Two methods of producing butter, and two for sugar too

18.04, Tuesday 5 May 2020

Trying to learn why the particular brand we buy is so tasty, I learnt that there are two methods of making butter:

The one I knew about is churning cream. I remember doing this as a kid: we’d collect the cream from the top of milk bottles (incidentally, why does milk and cream no longer separate?) and when we had enough, whip it to make butter.

It turns out this is called sweet cream butter.

The other method is cultured cream butter where the cream is allowed to ferment, like yoghurt, and the sugars turn to lactic acid (a sour taste) and diacetyl (the butter-y taste). It’s then whipped to make butter.
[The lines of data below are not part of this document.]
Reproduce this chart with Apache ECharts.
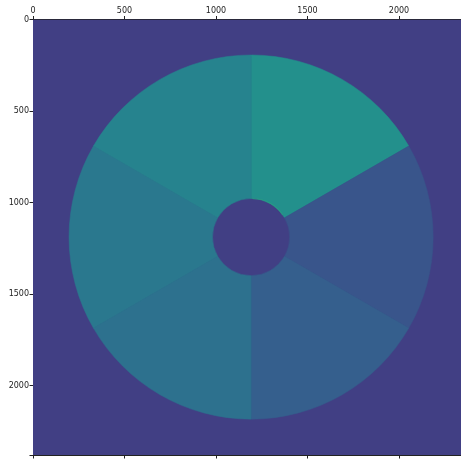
<!DOCTYPE html>
<html><head><meta charset="utf-8">
<script src="https://cdn.jsdelivr.net/npm/echarts@6/dist/echarts.min.js"></script>
<style>html,body{margin:0;padding:0;background:#fff}#c{width:461px;height:459px}</style>
</head><body><div id="c"></div>
<script>
// Image extent (pixels); x visible up to the window edge
const imgSize = 2380;
const xVisibleMax = 2339;
const xTicks = [0, 500, 1000, 1500, 2000];
const yTicks = [0, 500, 1000, 1500, 2000];
// Disk geometry (image pixel units)
const center = [1192, 1189];
const innerRadius = 211;
const outerRadius = 995;
// Sectors: screen angles in degrees (clockwise from +x), and intensity
const sectorStart = [-90, -30, 30, 90, 150, 210];
const sectorEnd   = [-30, 30, 90, 150, 210, 270];
const sectorValue = [0.50, 0.265, 0.30, 0.37, 0.40, 0.45];
const backgroundValue = 0.19;
// thin bright rim at the inner edge of the top-right sector
const rimStart = [-88];
const rimEnd = [-35];
const rimValue = [0.62];

const viridis = ['#440154','#482878','#3e4989','#31688e','#26828e','#1f9e89','#35b779','#6ece58','#b5de2b','#fde725'];

const bgData = [[0, 0, imgSize, imgSize, backgroundValue]];
const sectorData = sectorStart.map((s, i) => [center[0], center[1], innerRadius, outerRadius, sectorValue[i], s, sectorEnd[i]]);
const rimData = rimStart.map((s, i) => [center[0], center[1], innerRadius - 3, innerRadius + 3, rimValue[i], s, rimEnd[i]]);

const chart = echarts.init(document.getElementById('c'));
const axisCommon = {
  axisLine: { show: true, lineStyle: { color: '#222', width: 1 } },
  axisTick: { show: true, length: 3.5, lineStyle: { color: '#222' } },
  splitLine: { show: false }
};
function sectorRender(params, api) {
  const c = api.coord([api.value(0), api.value(1)]);
  const r0 = api.size([api.value(2), 0])[0];
  const r = api.size([api.value(3), 0])[0];
  const sa = api.value(5) * Math.PI / 180, ea = api.value(6) * Math.PI / 180;
  return { type: 'sector', shape: { cx: c[0], cy: c[1], r0: r0, r: r, startAngle: sa, endAngle: ea, clockwise: true },
    style: { fill: api.visual('color'), stroke: api.visual('color'), lineWidth: 0.5 } };
}
chart.setOption({
  animation: false,
  backgroundColor: '#ffffff',
  grid: { left: 33, top: 19.5, width: 428, height: 435.5 },
  visualMap: [
    { show: false, type: 'continuous', min: 0, max: 1, seriesIndex: [0, 1, 2], dimension: 4, inRange: { color: viridis } }
  ],
  xAxis: [
    Object.assign({ type: 'value', position: 'top', min: 0, max: xVisibleMax, interval: 500,
      axisLabel: { fontSize: 8, color: '#222', fontFamily: 'DejaVu Sans', margin: 5,
        customValues: xTicks, formatter: v => String(v) } }, axisCommon),
    Object.assign({ type: 'value', position: 'bottom', min: 0, max: xVisibleMax, interval: 500,
      axisLabel: { show: false } }, axisCommon)
  ],
  yAxis: [
    Object.assign({ type: 'value', inverse: true, min: 0, max: imgSize, interval: 500,
      axisLabel: { fontSize: 8, color: '#222', fontFamily: 'DejaVu Sans', margin: 4,
        customValues: yTicks, formatter: v => String(v) } }, axisCommon)
  ],
  series: [
    { type: 'custom', coordinateSystem: 'cartesian2d', xAxisIndex: 0, yAxisIndex: 0, clip: true,
      encode: { x: [0, 2], y: [1, 3] },
      data: bgData,
      renderItem: (params, api) => {
        const p0 = api.coord([api.value(0), api.value(1)]);
        const p1 = api.coord([api.value(2), api.value(3)]);
        return { type: 'rect', shape: { x: p0[0], y: p0[1], width: p1[0] - p0[0], height: p1[1] - p0[1] },
          style: { fill: api.visual('color') } };
      } },
    { type: 'custom', coordinateSystem: 'cartesian2d', xAxisIndex: 0, yAxisIndex: 0,
      encode: { x: 0, y: 1 }, data: sectorData, renderItem: sectorRender },
    { type: 'custom', coordinateSystem: 'cartesian2d', xAxisIndex: 0, yAxisIndex: 0,
      encode: { x: 0, y: 1 }, data: rimData,
      renderItem: (params, api) => {
        const el = sectorRender(params, api);
        el.style.opacity = 0.5;
        el.style.lineWidth = 0;
        return el;
      } }
  ]
});
</script></body></html>
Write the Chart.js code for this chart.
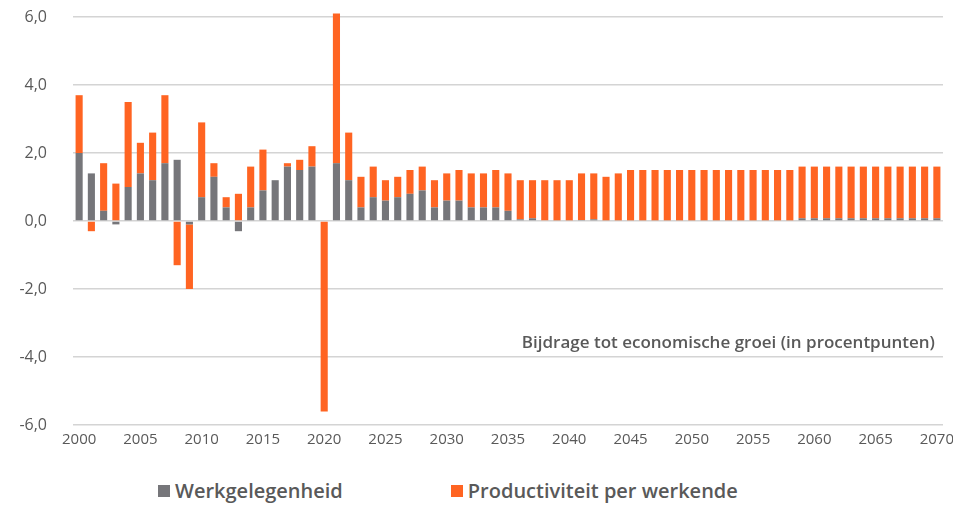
<!DOCTYPE html>
<html>
<head>
<meta charset="utf-8">
<script src="https://cdn.jsdelivr.net/npm/chart.js@4.4.0/dist/chart.umd.min.js"></script>
<style>
  body { margin: 0; background: #fff; font-family: 'Open Sans', sans-serif; }
  #wrap { position: relative; width: 953px; height: 465px; }
  #legend { display: flex; align-items: center; padding-left: 158px; margin-top: 12px; color: #595959; font-size: 20px; font-weight: 600; }
  #legend span.box { display: inline-block; width: 12px; height: 12px; margin-right: 5px; }
  #legend .item { display: flex; align-items: center; }
</style>
</head>
<body>
<div id="wrap"><canvas id="myChart"></canvas></div>
<div id="legend">
  <div class="item" style="margin-right: 108px"><span class="box" style="background: #76767a"></span>Werkgelegenheid</div>
  <div class="item"><span class="box" style="background: #ff6422"></span>Productiviteit per werkende</div>
</div>
<script>
// categories: 2000 - 2070
const years = [];
for (let y = 2000; y <= 2070; y++) years.push(String(y));

// Werkgelegenheid (grey)
const werk = [
  2.0, 1.4, 0.3, -0.1, 1.0, 1.4, 1.2, 1.7, 1.8, -0.1,
  0.7, 1.3, 0.4, -0.3, 0.4, 0.9, 1.2, 1.6, 1.5, 1.6,
  0.0, 1.7, 1.2, 0.4, 0.7, 0.6, 0.7, 0.8, 0.9, 0.4,
  0.6, 0.6, 0.4, 0.4, 0.4, 0.3, 0.05, 0.08, 0.0, 0.02,
  0.02, 0.03, 0.05, 0.02, 0.02, 0.02, 0.02, 0.02, 0.02, 0.02,
  0.02, 0.02, 0.02, 0.02, 0.02, 0.02, 0.02, 0.02, 0.02, 0.08,
  0.08, 0.08, 0.08, 0.08, 0.08, 0.08, 0.08, 0.08, 0.08, 0.08,
  0.08
];

// Productiviteit per werkende (orange)
const prod = [
  1.7, -0.3, 1.4, 1.1, 2.5, 0.9, 1.4, 2.0, -1.3, -1.9,
  2.2, 0.4, 0.3, 0.8, 1.2, 1.2, 0.0, 0.1, 0.3, 0.6,
  -5.6, 4.4, 1.4, 0.9, 0.9, 0.6, 0.6, 0.7, 0.7, 0.8,
  0.8, 0.9, 1.0, 1.0, 1.1, 1.1, 1.15, 1.12, 1.2, 1.18,
  1.18, 1.37, 1.35, 1.28, 1.38, 1.48, 1.48, 1.48, 1.48, 1.48,
  1.48, 1.48, 1.48, 1.48, 1.48, 1.48, 1.48, 1.48, 1.48, 1.52,
  1.52, 1.52, 1.52, 1.52, 1.52, 1.52, 1.52, 1.52, 1.52, 1.52,
  1.52
];

const yTicks = [-6, -4, -2, 0, 2, 4, 6];
const note = 'Bijdrage tot economische groei (in procentpunten)';

const textGrey = '#595959';
const yFont = { family: "'Open Sans', sans-serif", size: 16 };
const xFont = { family: "'Open Sans', sans-serif", size: 15 };

// label inside the plot area
const notePlugin = {
  id: 'note',
  afterDatasetsDraw(chart) {
    const { ctx, chartArea } = chart;
    const y = chart.scales.y.getPixelForValue(-3.6);
    ctx.save();
    ctx.font = "600 17px 'Open Sans', sans-serif";
    ctx.fillStyle = textGrey;
    ctx.textAlign = 'right';
    ctx.textBaseline = 'middle';
    ctx.fillText(note, chartArea.right - 8, y);
    ctx.restore();
  }
};

const ctx = document.getElementById('myChart').getContext('2d');
const myChart = new Chart(ctx, {
  type: 'bar',
  data: {
    labels: years,
    datasets: [
      {
        label: 'Werkgelegenheid',
        data: werk,
        backgroundColor: '#76767a',
        barPercentage: 0.58,
        categoryPercentage: 1,
        clip: false
      },
      {
        label: 'Productiviteit per werkende',
        data: prod,
        backgroundColor: '#ff6422',
        barPercentage: 0.58,
        categoryPercentage: 1,
        clip: false
      }
    ]
  },
  options: {
    responsive: true,
    maintainAspectRatio: false,
    animation: false,
    layout: {
      padding: { top: 17, right: 10, left: 0, bottom: 0 }
    },
    scales: {
      x: {
        stacked: true,
        grid: { display: false, drawTicks: false },
        border: { display: false },
        ticks: {
          autoSkip: false,
          maxRotation: 0,
          padding: 6,
          color: textGrey,
          font: xFont,
          callback: function (val, i) {
            const yr = years[i];
            return Number(yr) % 5 === 0 ? yr : '';
          }
        },
        afterFit: (scale) => {
          scale.height = 40;
          scale.paddingLeft = 0;
          scale.paddingRight = 0;
        }
      },
      y: {
        stacked: true,
        min: -6,
        max: 6,
        afterBuildTicks: (scale) => { scale.ticks = yTicks.map(v => ({ value: v })); },
        grid: { color: '#d4d4d4', lineWidth: 1.5, drawTicks: false },
        border: { display: false },
        ticks: {
          padding: 26,
          color: textGrey,
          font: yFont,
          callback: (v) => v.toFixed(1).replace('.', ',')
        },
        afterFit: (scale) => {
          scale.width = 73;
          scale.paddingTop = 0;
          scale.paddingBottom = 0;
        }
      }
    },
    plugins: {
      legend: { display: false },
      tooltip: { enabled: false }
    }
  },
  plugins: [notePlugin]
});
</script>
</body>
</html>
One advantage of cultured butter is that it’s now preserved, so it doesn’t need to be salted like sweet cream butter.

Cultured butter, a.k.a. European butter, is the method used by the brand I like. (Salted) sweet cream butter only became the main butter in the UK due to imports after the Second World War.
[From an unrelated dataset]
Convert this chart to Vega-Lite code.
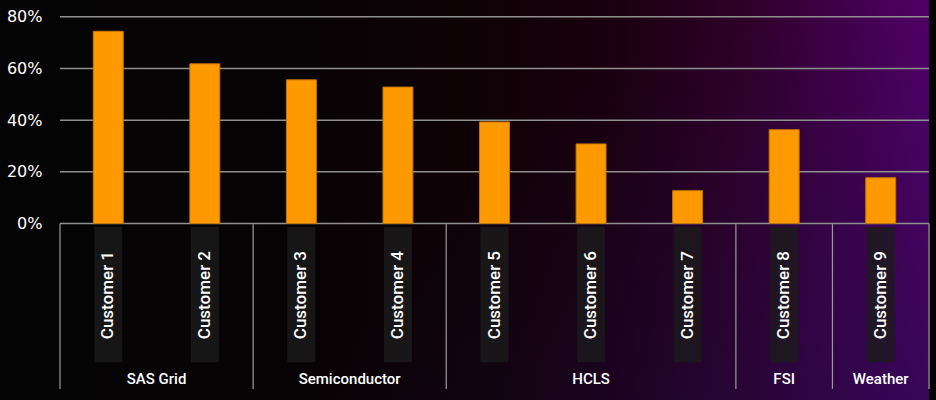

Who knew! Everyone apart from me probably. I thought butter was butter.


Sugar. Refined sugar can be made

  • from sugar cane
  • or sugar beet.

I grew up in the UK with two sugar companies: Tate & Lyle, which is I now know is cane sugar. And British Sugar, which it turns out is beet. Globally cane sugar is dominant, but in Europe beet sugar has 80% of the market as beet can be grown domestically.

Cane sugar is of course intrinsically connected to colonialism and slavery, and credit to the Tate galleries for including this in their history:

[It is] not possible to separate the Tate galleries from the history of colonial slavery from which in part they derive their existence.

I mean, it’s not reparations for Empire, it’s a web page. Maybe in the future there will be a Tate Museum of Colonialism to at least begin to recognise and explore the history (and present) on which the UK and, in particular, London is built.

Beet sugar. Years old, a management consultancy friend told me a story that is apparently legendary in, uh, management consultancy circles. The sugar market is insanely regulated: the quantity and prices of sugar beet to be purchased by British Sugar is set by regulation; the price and quantity of sugar sold is similarly fixed. Therefore profit is entirely dependent on operational efficiency.

So management consultants come in to do a bit of time-and-motion here, shave off a few seconds there, etc.

UNTIL,

ONE DAY,

one heroic besuited management consultant realised a by-product of running the refinery was hot air, and this was currently being vented. What if, instead, it could be used to run greenhouses?

And that’s how British Sugar became the largest producer of speciality salad tomatoes in the UK [pdf]. (Here’s a more readable article.)


Anyway, I’m totally into this topic of commodities that have two methods of production, which are completely distinct but - to the consumer, like me - totally interchangeable.

I mean, I’ve only got two so far and I don’t know of any others, but I’m keeping my eyes open.